Although many people believe so, it is neither caused nor affected by hygiene or the lack of it. If one tries to drain such a cyst, he/she should have it done in a doctor's chamber under sterile conditions, and not before a bathroom mirror. Nodular acne, of several millimeters diameter, can affect the face, chest, back, shoulders, upper arms and be painful as well. In addition to causing pain and permanent scarring, severe recalcitrant nodular acne has negative psychological effects on the affected person.

If someone develops this type of acne, the person should first try the following treatments, some of them available over-the-counter, because they pose fewer risks: benzoyl peroxide, salicylic acid, Retin-A (tretinoin), topical and oral antibiotics. Intralesional corticosteroids can also be used that "melt" the cyst within five days. Very big follicular cysts may need drainage and surgical excision.

Now a word or two about Accutane. Although it is highly effective, it poses high risks and should be used only in cases of "severe recalcitrant nodular acne," as the labeling of the product suggests. People using Accutane may develop some serious complications that can affect several organs, which includes the liver, intestines, eyes, ears, and skeletal system. It has also been observed that some Accutane users have developed serious mental disorders, including depression. In extremely rare cases, Accutane users have developed suicidal tendencies and taken their own lives.

According to a medical reviewer for Accutane in the dermatology division of the Food and Drugs Administration, people sometimes tend to dismiss the impact of acne because it's not life-threatening. But patients who have severe recalcitrant nodular or cystic acne realize all too well how much they have to suffer because of this disfiguring disease.

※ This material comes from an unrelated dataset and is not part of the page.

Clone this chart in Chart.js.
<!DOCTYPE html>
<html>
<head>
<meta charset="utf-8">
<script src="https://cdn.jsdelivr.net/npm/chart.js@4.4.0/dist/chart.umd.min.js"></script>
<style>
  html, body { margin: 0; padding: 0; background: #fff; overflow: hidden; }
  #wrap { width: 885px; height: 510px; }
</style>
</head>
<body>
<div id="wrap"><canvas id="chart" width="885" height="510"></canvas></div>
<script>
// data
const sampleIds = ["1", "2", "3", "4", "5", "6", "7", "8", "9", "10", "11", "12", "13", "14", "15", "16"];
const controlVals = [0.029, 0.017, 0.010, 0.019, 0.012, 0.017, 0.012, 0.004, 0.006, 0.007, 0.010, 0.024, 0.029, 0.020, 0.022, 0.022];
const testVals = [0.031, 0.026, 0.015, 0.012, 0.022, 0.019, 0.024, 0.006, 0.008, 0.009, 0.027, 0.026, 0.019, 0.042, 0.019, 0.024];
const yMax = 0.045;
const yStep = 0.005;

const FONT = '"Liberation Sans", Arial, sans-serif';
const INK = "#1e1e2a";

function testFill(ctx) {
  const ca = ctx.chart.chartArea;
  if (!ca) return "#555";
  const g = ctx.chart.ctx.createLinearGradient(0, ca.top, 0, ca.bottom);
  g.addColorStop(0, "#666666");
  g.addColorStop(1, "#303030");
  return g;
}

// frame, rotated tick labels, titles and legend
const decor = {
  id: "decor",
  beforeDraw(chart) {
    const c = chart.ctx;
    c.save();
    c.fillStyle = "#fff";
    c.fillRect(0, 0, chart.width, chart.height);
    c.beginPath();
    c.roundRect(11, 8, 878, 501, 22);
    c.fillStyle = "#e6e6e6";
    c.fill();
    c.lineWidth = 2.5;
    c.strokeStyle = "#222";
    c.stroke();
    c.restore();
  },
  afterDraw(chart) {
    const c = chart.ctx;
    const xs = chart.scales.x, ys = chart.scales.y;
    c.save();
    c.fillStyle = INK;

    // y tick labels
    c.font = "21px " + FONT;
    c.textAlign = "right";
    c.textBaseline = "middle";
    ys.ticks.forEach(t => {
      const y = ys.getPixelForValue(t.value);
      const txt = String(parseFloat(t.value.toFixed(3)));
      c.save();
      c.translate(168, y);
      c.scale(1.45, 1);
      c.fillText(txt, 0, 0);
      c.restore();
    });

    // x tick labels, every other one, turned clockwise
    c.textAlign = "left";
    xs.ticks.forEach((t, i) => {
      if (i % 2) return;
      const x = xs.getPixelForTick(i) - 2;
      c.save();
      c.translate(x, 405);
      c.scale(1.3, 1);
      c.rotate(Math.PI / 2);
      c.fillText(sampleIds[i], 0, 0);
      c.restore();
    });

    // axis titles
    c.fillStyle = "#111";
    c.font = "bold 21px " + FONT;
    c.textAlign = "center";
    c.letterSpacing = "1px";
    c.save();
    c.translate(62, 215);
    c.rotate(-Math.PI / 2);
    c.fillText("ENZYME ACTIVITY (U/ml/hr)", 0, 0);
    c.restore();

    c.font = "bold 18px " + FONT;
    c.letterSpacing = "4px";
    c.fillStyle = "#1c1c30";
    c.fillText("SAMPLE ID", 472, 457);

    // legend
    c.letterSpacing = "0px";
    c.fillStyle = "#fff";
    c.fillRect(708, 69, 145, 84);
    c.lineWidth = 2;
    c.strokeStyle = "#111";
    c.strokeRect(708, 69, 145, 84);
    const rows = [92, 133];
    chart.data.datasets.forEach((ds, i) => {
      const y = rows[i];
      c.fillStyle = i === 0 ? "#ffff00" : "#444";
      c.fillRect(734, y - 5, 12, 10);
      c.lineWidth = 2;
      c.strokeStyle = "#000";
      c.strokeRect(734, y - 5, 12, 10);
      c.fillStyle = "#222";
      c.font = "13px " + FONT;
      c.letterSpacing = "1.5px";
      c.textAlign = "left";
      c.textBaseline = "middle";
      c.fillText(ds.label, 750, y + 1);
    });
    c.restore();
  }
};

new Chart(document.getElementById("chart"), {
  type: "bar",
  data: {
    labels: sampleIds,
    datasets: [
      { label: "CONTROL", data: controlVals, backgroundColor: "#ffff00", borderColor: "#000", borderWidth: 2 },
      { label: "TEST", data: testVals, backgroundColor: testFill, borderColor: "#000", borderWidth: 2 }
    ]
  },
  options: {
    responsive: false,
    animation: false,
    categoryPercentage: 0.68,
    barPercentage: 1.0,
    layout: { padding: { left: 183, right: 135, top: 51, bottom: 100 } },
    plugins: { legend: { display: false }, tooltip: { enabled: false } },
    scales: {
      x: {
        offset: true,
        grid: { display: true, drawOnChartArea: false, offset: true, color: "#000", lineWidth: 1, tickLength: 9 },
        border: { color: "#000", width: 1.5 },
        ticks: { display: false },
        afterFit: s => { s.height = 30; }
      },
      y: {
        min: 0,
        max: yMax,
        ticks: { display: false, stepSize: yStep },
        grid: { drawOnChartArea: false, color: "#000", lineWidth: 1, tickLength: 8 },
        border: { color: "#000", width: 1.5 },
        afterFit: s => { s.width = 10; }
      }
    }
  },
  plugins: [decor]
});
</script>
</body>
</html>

Since its approval by the FDA in 1982, millions of people in the United States and the whole world have been treated with Accutane, according to its makers, Hoffmann-La Roche of Nutley, N.J. The number of recalcitrant nodular acne victims taking the drug has increased, and almost half of them are women, most in their childbearing years. However, because of the risks posed by Accutane, FDA keeps evaluating the drug and work with the manufacturer to maximize its safe use.